The line containing "import * as" marks the end: extract everything from the first line of the data through that line, exactly, with no pictures.

───

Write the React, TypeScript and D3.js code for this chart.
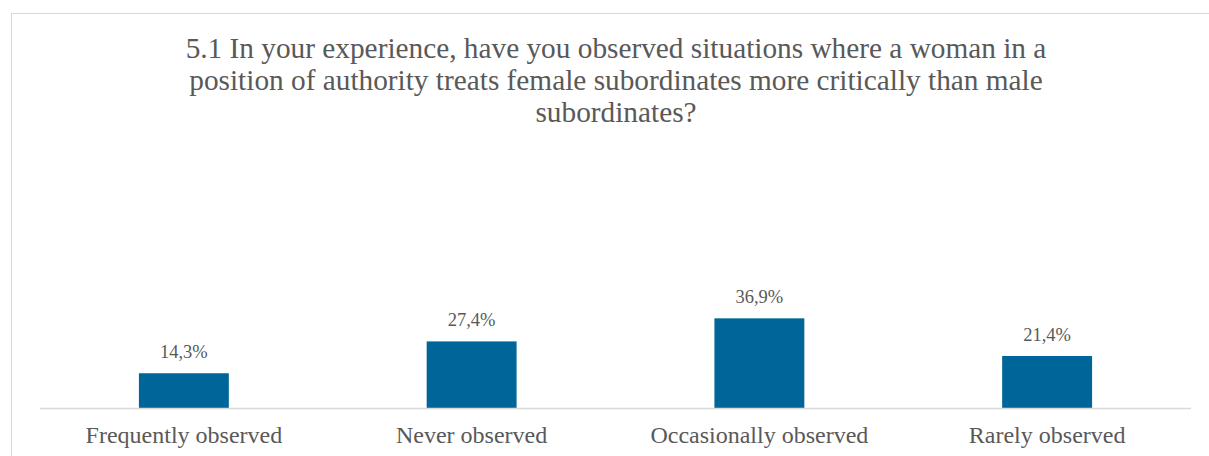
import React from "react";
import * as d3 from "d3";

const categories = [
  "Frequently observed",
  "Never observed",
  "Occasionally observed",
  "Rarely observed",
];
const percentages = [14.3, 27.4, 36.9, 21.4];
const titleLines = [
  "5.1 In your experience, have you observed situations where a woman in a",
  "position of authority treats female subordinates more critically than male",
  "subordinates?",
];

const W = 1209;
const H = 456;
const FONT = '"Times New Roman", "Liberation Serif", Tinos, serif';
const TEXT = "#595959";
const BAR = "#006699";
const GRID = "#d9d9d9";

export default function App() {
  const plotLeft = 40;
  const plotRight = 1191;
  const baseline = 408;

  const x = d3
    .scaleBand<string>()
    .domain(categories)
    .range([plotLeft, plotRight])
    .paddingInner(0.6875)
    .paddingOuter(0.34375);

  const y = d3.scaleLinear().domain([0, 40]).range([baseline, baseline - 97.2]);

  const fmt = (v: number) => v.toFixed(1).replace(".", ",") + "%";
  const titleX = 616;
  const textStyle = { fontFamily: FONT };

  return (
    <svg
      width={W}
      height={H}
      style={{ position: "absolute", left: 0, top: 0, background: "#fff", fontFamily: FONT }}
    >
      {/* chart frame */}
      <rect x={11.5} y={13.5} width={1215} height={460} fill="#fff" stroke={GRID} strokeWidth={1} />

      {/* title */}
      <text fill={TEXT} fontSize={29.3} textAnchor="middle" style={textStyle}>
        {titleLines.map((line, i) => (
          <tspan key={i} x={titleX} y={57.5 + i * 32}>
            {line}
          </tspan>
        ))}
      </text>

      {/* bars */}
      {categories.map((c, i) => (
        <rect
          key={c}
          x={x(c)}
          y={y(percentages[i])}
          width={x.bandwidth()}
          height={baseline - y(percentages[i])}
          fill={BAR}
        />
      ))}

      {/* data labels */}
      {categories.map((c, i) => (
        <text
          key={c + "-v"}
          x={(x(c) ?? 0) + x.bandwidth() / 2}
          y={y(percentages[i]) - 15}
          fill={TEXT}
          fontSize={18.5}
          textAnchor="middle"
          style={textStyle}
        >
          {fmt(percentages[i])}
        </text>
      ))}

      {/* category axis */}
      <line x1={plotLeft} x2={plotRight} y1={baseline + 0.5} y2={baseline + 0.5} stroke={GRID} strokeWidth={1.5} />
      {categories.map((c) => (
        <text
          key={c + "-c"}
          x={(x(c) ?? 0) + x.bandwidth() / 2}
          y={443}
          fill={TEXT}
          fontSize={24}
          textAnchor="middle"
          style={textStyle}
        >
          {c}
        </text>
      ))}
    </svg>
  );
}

───

### Exercise answer
Write the React, TypeScript and D3.js code for this chart.
import React from "react";
import * as d3 from "d3";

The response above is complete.